Daniel Day-Lewis, por su parte, encarna a Ray Stoker con la intensidad que lo caracteriza: un hombre endurecido por los recuerdos, por la violencia heredada y por la imposibilidad de reconciliarse con el pasado. Su interpretación sostiene el film cada vez que aparece en pantalla, revelando que sigue siendo capaz de crear humanidad incluso dentro del artificio. Junto a Sean Bean y Samantha Morton, ofrece momentos de enorme verdad, pero estos destellos quedan atrapados entre el exceso de simbolismo y una estructura narrativa errática que interrumpe cualquier flujo emocional sostenido.

Lo más interesante de Anémona no es su trama ni su construcción visual, sino el diálogo intergeneracional que encierra. Ronan filma a su padre con devoción y cierta timidez, consciente del mito que carga, pero también intentando afirmarse como autor. Esa tensión —entre el homenaje y la independencia— late bajo cada plano, y aunque el resultado es irregular, tiene algo de conmovedor: el cine como intento de entendimiento entre padre e hijo. Aun así, el joven Day-Lewis no consigue transformar esa carga simbólica en una experiencia cinematográfica viva; su película se siente demasiado calculada, demasiado consciente de su gravedad.

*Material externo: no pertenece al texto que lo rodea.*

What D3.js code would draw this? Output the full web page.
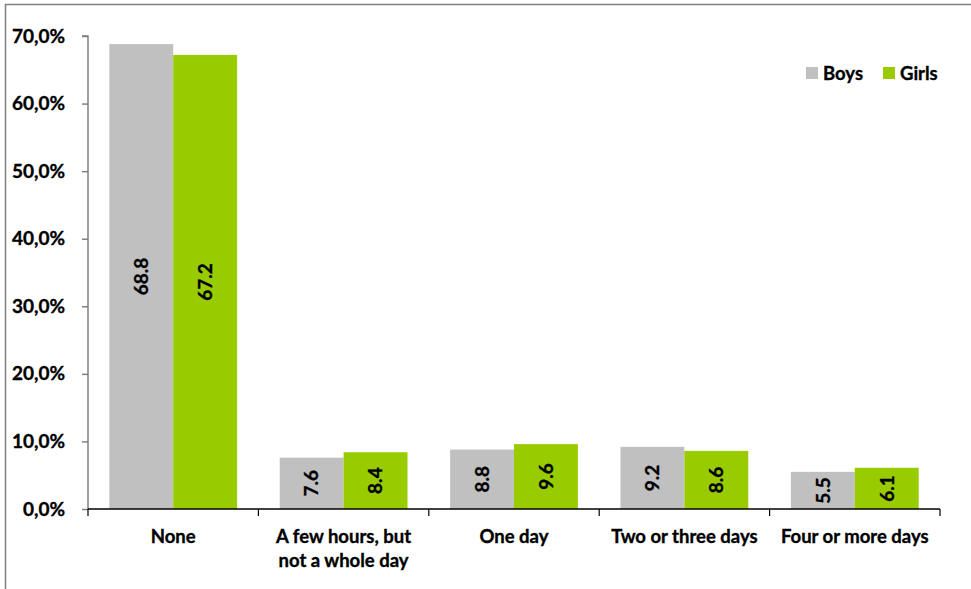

Anémona es un ejercicio noble, lleno de intención y de amor, pero su solemnidad constante acaba desconectando al espectador. Hay belleza, sí, pero una belleza distante, más pensada que sentida. Quizás, con el tiempo, Ronan encuentre una voz menos rígida y más emocionalmente honesta. Por ahora, su debut funciona más como un gesto familiar que como una obra que respire por sí misma.